= Nipper Kabirriki =

Australian Indigenous activist (c. 1910–1987)

Nipper Kabirriki, also recorded as Nippa Kapirigi (c. 1910 – 24 April 1987) was a Kundjeyhmi man, stockman and research collaborator from the Northern Territory of Australia.

His work was instrumental to the establishment of Kakadu National Park.

== Biography ==
Kabirriki was born in a rock shelter in Western Arnhem Land and his parents were Nakulidj and Maggie Mengkawindi and he was a member of the Badmardi Clan and was a Traditional Owner of Deaf Adder Gorge in the region. He spent much of his early life travelling around the Alligator Rivers region and Kabirriki remembers understanding that he had "to go around, every place" based on the season. One of his earliest memories was seeing the first feral water buffalo entering the region and spearing in, alongside his brother George Mingum, and eating the meat.

From the 1930s to the 1960s Kabirriki began worked for pastoralists, buffalo hunters, miners and drovers who were increasingly coming to the region and he took great pride in his work. His work with buffalo hunters led to him being featured in Buffaloes by Carl Warburton in 1934; this publication referred to him as Koperaki and detailed their first meeting, his significance within the community and many of the interactions that they had. Warburton described him "as a fine type of man, black or white, that I ever wish to meet".

In 1972 he became a research collaborator with Johan Kamminga, which contributed to the creation of the Kakadu National Park, during their work together they made two trips to Deaf Adder Gorge. Later, in 1978, Kabirriki worked with George Chaloupka, an expert in rock art, where they documented clan territories and previously unidentified rock art sites, including many by Nayombolmi, across what would become stage one of the National Park. Kabirriki offered insight into their cultural significance and, together, they were able to create a sequence to many of the paintings and the way they documented ecological changes that were happening.
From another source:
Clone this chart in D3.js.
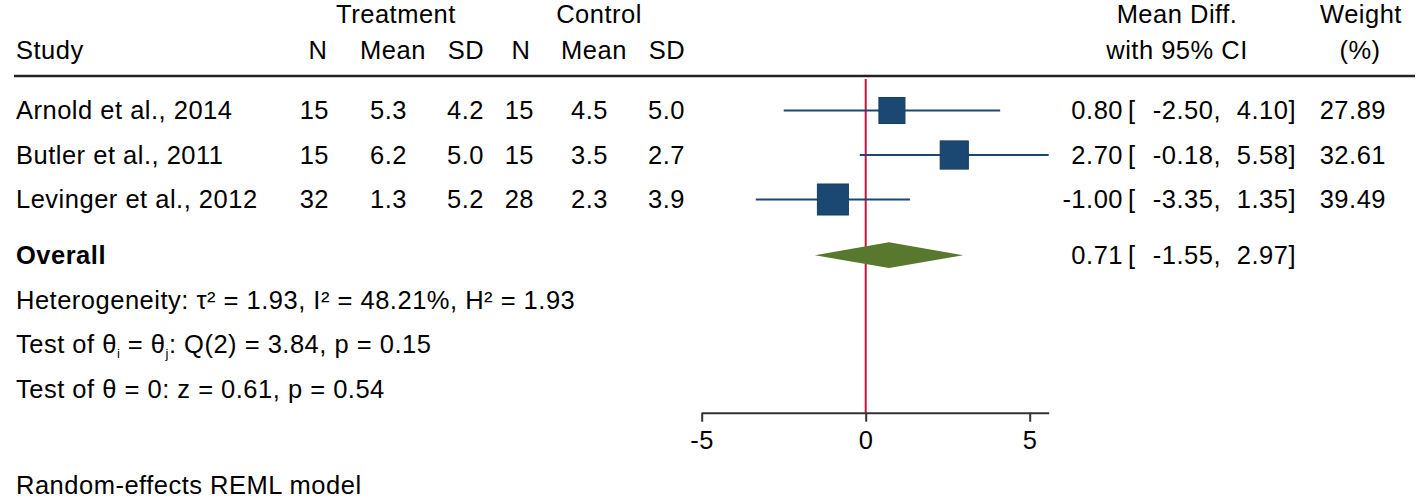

The relationship between the two men has been called “the most important single conduit for lodging the cultural significance of the Kakadu landscape in the archive and representing it in the public domain”. In 1981 he also assisted Rhys Jones's archaeological team.

Working as a research collaborator Kabirriki was generous with his knowledge and said of this:

I know all the story and law from when I was kid. My father and grandfather tell me. I remember any story.
— Nipper Kabirriki, as quoted in the Australian Dictionary of Biography

He viewed sharing his knowledge as a way of discharging his responsibilities of custodianship and the proper care of Kakadu.

He died on 24 April 1987 at Djuwarr billabong at Deaf Adder Gorge after asking Chaloupka to take him there to die on his own country. He was buried using customary mortuary practices that had not been carried out in the region for some years.

== Legacy ==
A portrait of Kabirriki, by Frank Hodgkinson, is in the collection of the Museum and Art Gallery of the Northern Territory, this work is entitles Portrait of Nipper Kapirigi. This portrait was shortlisted in the 1981 Archibald Prize.